>>>
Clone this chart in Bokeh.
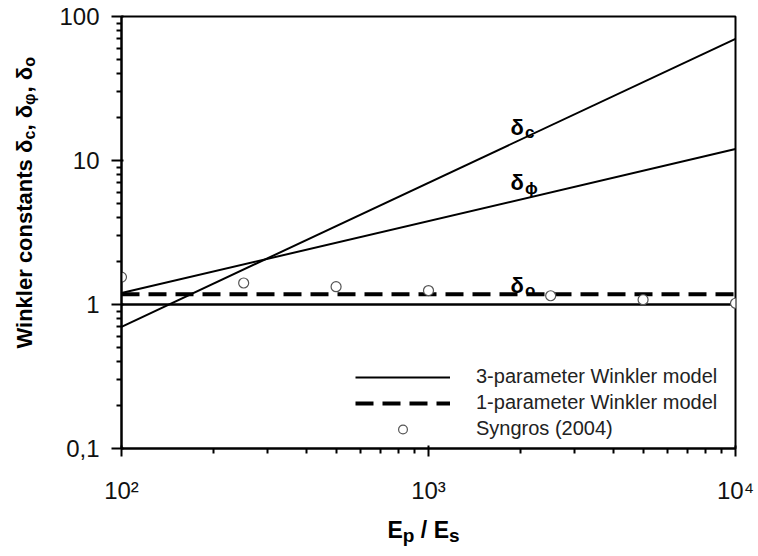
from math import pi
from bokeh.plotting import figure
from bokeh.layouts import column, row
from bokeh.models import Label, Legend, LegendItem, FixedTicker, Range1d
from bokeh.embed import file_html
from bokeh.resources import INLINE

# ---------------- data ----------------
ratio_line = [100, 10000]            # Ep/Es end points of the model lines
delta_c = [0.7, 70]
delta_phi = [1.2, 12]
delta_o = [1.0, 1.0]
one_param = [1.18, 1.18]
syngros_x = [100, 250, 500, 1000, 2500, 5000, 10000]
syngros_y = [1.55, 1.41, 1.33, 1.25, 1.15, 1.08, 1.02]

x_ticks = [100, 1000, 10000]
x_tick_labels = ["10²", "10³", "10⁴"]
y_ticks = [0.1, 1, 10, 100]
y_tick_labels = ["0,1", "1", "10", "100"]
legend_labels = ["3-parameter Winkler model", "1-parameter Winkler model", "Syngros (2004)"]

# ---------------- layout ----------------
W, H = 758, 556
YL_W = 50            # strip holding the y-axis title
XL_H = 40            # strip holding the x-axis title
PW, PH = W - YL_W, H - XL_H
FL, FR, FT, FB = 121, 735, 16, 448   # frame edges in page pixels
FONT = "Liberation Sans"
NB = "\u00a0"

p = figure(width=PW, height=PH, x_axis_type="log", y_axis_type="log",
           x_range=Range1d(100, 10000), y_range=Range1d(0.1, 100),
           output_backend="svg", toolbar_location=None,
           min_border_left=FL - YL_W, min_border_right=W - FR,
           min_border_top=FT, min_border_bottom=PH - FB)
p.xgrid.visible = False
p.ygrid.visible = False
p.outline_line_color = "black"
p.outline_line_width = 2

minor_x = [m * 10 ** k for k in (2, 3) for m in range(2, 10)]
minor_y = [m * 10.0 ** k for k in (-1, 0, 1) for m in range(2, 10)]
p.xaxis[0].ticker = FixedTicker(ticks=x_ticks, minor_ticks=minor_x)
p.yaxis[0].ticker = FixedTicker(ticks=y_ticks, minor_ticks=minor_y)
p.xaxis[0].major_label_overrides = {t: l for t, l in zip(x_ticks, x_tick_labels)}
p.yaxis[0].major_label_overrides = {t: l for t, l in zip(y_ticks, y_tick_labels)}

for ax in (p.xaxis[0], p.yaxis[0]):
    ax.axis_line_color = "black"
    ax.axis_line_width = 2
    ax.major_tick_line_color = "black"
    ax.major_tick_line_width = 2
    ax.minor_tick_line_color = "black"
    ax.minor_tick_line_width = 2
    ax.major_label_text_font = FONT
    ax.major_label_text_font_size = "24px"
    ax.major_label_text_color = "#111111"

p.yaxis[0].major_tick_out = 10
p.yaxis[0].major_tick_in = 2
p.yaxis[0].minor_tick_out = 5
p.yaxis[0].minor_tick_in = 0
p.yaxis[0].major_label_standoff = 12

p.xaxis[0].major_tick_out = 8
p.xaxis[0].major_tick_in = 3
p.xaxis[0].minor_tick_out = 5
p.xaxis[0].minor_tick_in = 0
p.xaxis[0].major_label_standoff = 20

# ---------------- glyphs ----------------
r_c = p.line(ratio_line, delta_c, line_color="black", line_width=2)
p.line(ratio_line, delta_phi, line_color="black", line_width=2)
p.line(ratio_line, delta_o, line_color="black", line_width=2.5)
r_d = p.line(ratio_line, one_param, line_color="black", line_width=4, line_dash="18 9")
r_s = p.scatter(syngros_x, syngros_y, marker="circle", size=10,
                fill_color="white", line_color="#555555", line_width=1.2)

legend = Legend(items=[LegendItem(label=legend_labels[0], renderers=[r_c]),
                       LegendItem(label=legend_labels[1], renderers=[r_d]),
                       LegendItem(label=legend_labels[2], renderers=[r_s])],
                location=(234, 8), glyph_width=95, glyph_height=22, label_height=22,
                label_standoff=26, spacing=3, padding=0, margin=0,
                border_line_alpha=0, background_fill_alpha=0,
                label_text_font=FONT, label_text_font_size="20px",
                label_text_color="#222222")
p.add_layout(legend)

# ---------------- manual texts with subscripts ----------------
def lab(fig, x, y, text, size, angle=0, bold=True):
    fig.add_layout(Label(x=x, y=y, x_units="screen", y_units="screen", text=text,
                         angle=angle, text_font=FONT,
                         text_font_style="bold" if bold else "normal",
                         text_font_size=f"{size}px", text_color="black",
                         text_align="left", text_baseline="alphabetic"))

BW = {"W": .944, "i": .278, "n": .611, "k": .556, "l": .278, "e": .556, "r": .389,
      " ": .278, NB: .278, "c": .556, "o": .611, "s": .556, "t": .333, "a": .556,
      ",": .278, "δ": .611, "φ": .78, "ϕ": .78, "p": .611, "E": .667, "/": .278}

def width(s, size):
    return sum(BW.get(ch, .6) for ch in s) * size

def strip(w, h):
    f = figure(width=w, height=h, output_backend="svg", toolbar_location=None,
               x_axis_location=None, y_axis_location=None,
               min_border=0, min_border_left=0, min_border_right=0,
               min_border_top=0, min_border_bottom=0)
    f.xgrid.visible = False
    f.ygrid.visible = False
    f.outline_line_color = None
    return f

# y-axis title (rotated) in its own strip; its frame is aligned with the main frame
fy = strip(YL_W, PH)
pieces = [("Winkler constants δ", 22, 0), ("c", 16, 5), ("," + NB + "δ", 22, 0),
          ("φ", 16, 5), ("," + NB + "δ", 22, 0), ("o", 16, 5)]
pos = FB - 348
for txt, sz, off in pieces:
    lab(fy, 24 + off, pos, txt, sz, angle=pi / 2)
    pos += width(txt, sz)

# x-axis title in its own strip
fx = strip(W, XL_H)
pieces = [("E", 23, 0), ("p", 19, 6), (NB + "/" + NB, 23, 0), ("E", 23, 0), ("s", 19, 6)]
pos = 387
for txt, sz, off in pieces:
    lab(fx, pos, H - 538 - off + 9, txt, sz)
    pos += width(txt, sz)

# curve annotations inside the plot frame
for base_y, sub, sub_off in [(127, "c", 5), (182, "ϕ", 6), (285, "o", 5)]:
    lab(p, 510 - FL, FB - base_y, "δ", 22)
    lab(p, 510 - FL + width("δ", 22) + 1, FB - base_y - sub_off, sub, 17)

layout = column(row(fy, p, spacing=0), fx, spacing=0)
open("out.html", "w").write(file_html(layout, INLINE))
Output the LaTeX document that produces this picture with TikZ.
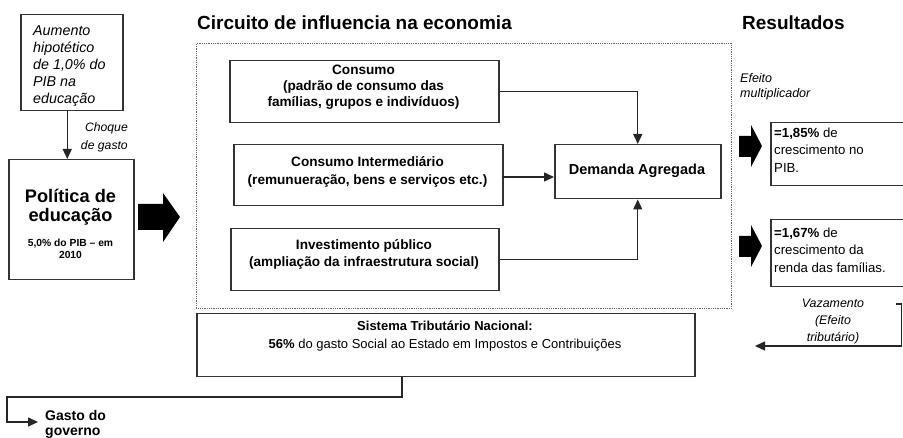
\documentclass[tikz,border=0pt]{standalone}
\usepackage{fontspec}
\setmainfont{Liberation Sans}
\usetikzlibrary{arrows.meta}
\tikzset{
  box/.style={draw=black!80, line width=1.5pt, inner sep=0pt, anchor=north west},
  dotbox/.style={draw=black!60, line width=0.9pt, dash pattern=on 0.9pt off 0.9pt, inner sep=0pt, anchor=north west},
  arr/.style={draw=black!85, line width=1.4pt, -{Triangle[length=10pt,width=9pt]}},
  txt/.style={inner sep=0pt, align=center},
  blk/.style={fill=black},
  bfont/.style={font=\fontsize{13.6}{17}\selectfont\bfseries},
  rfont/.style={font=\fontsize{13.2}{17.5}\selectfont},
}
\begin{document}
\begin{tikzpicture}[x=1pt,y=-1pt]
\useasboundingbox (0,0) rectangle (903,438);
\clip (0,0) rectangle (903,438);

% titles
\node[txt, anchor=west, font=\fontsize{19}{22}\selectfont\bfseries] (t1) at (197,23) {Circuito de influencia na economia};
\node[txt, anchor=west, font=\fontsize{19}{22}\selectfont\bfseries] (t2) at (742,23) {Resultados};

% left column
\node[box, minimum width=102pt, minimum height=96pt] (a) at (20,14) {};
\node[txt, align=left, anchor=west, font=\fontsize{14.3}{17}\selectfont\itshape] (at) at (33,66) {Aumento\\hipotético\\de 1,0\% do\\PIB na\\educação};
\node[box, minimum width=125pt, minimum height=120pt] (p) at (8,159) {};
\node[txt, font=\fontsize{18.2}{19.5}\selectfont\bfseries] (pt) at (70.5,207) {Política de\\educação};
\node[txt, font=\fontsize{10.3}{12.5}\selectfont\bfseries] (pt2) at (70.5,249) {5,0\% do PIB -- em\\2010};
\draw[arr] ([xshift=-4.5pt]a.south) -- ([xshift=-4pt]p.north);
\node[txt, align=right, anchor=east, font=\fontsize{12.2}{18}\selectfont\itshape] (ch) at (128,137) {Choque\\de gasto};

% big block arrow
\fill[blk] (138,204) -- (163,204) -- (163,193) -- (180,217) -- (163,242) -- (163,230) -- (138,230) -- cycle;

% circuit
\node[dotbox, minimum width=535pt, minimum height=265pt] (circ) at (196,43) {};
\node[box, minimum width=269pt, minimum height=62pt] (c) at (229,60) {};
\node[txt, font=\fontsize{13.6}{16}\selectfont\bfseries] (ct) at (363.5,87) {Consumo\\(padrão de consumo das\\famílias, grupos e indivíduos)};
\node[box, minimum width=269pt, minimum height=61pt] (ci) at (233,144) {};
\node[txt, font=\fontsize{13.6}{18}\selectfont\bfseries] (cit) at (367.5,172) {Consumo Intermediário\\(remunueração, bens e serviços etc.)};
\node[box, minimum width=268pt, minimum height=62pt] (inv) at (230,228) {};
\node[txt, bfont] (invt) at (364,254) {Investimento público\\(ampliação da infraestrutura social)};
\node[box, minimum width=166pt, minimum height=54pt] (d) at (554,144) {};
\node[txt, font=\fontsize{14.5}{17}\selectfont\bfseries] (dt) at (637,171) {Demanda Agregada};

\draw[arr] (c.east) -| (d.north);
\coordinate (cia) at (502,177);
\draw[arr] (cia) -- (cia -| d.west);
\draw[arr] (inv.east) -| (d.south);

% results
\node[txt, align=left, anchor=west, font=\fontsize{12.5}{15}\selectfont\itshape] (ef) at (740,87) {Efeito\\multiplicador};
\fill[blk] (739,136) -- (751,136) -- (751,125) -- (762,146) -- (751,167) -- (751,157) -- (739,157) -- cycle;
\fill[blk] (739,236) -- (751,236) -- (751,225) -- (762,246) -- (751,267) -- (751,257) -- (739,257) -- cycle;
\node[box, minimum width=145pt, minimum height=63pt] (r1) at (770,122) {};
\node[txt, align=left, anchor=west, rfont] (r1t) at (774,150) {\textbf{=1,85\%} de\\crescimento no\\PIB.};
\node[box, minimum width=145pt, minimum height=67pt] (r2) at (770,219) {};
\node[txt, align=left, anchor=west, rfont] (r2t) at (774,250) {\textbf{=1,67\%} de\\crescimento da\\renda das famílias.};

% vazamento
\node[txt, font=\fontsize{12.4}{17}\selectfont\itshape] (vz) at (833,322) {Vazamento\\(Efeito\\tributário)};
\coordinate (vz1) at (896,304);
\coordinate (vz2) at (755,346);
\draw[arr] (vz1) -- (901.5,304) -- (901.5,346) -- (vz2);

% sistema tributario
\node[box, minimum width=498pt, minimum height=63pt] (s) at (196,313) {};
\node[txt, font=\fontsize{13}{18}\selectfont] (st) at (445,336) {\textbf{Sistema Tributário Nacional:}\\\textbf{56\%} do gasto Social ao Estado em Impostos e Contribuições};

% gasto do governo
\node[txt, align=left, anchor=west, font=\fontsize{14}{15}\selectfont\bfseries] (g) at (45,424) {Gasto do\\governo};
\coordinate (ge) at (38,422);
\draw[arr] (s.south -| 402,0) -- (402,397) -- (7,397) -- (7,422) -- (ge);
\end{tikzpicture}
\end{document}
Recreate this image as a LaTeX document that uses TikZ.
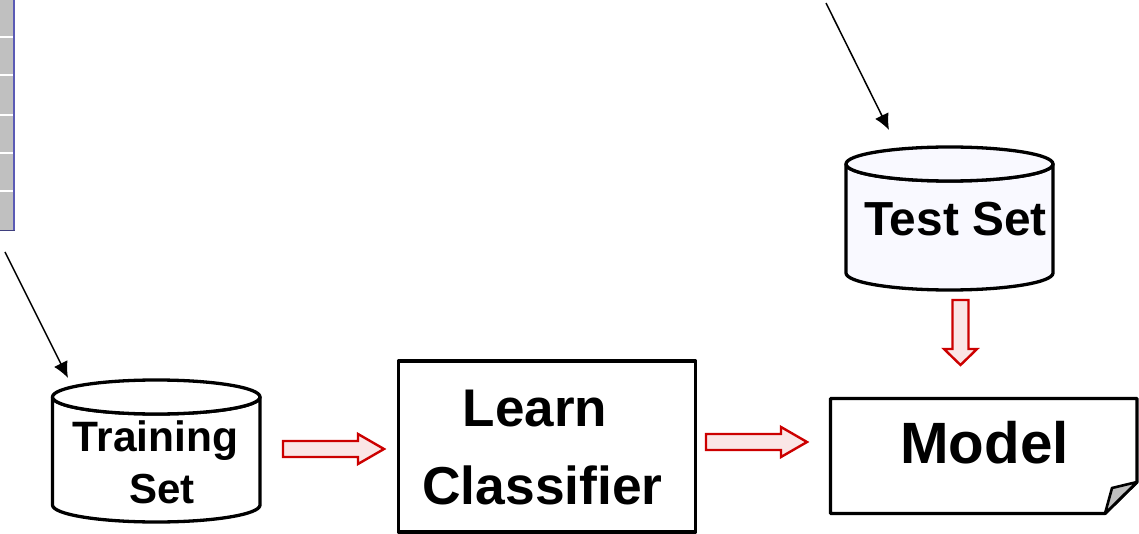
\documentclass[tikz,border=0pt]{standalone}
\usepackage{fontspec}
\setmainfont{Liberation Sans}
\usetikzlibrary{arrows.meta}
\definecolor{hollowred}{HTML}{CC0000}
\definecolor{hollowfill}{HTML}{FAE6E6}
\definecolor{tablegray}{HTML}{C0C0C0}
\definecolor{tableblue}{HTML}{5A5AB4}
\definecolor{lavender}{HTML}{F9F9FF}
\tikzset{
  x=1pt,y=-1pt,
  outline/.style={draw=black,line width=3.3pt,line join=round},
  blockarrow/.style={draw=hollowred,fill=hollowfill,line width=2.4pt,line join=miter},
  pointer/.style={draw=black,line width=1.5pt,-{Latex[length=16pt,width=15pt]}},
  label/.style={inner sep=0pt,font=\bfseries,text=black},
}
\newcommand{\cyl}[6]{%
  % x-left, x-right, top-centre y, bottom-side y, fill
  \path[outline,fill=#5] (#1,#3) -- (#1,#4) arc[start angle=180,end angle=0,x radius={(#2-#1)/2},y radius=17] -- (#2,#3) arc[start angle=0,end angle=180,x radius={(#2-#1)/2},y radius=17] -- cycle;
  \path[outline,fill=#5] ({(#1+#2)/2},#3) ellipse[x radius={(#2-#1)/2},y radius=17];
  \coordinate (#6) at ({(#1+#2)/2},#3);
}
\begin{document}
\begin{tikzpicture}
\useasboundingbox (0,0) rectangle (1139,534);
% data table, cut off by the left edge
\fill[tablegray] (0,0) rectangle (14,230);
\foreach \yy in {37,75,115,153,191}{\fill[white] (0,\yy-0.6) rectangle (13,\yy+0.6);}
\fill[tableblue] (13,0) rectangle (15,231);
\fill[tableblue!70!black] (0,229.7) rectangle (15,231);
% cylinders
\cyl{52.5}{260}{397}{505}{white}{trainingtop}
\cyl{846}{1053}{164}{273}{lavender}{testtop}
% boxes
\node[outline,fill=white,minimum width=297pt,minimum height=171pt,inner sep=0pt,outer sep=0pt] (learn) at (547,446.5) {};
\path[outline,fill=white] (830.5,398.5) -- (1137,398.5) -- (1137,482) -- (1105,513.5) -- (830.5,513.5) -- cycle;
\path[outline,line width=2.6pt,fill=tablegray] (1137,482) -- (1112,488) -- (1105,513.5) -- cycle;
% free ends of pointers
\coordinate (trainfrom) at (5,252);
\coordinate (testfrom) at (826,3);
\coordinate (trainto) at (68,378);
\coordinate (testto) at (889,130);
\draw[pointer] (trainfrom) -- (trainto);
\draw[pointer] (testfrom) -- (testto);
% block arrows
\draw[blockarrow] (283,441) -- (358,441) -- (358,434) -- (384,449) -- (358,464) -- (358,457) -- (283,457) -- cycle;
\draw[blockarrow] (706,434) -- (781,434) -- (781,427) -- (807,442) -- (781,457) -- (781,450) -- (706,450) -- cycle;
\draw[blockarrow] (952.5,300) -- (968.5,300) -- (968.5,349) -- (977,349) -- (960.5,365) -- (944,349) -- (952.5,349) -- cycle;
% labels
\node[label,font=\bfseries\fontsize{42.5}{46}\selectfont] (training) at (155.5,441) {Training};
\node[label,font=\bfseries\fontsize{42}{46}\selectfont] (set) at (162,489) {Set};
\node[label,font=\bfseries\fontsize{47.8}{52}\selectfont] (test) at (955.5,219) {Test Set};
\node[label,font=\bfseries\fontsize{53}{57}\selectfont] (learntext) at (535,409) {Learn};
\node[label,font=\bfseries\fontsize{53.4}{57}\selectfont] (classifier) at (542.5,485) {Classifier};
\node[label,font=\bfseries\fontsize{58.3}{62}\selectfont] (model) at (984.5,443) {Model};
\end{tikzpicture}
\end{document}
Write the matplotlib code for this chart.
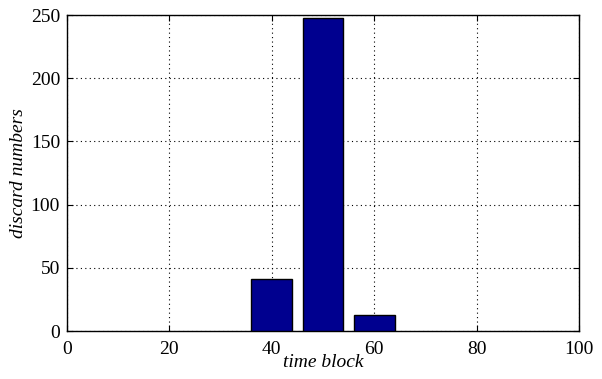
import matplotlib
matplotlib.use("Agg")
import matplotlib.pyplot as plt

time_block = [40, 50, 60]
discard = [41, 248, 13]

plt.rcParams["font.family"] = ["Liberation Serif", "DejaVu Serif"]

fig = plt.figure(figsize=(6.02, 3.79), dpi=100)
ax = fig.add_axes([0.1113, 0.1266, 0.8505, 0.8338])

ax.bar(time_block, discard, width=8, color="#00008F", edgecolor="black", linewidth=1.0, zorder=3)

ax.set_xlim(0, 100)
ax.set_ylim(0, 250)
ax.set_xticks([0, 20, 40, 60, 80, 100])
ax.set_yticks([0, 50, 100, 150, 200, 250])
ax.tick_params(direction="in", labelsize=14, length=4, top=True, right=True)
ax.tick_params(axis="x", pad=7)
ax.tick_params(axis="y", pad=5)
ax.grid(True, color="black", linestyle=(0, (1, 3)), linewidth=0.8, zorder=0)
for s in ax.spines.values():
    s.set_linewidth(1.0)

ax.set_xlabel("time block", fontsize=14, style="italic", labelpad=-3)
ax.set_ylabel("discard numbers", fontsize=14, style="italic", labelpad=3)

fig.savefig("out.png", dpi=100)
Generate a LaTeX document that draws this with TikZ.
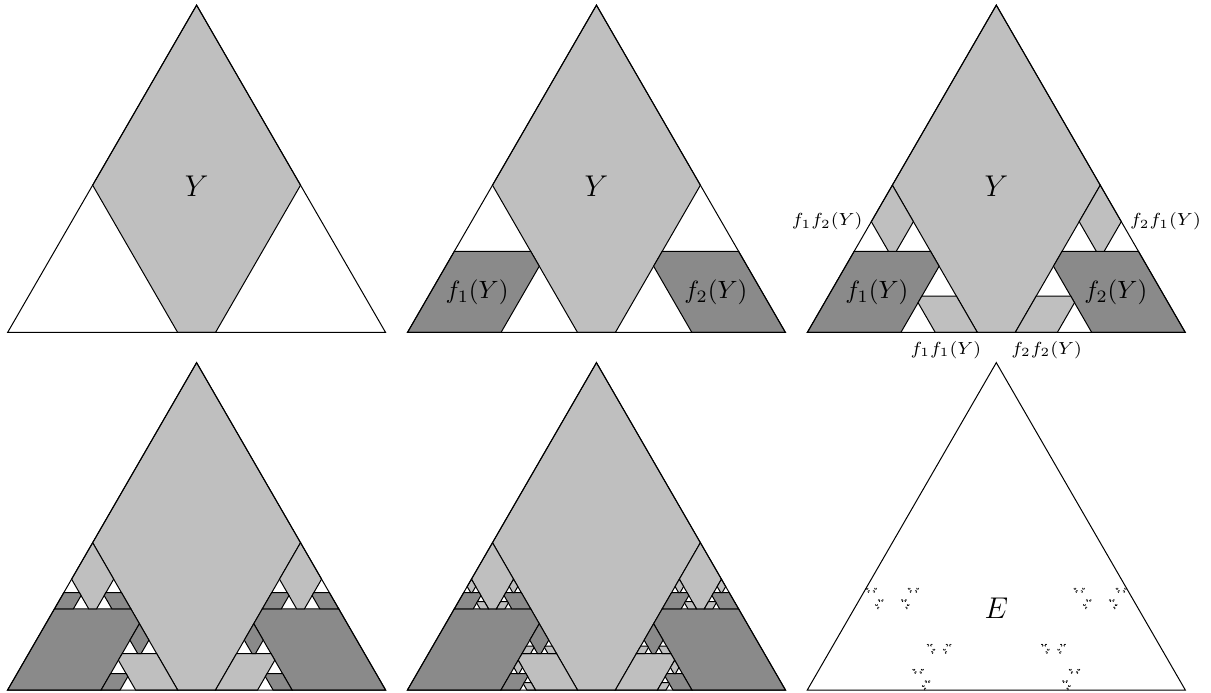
<<<
INSTRUCTIONS FOR THE TASK.
Copy only the part of the records that runs from the first line to the line with "from bokeh.resources import INLINE", ends included, leaving pictures out.

SOLUTION.
Clone this chart in Bokeh.
from math import pi
from bokeh.plotting import figure
from bokeh.layouts import column, row
from bokeh.models import Label, Legend, LegendItem, FixedTicker, Range1d
from bokeh.embed import file_html
from bokeh.resources import INLINE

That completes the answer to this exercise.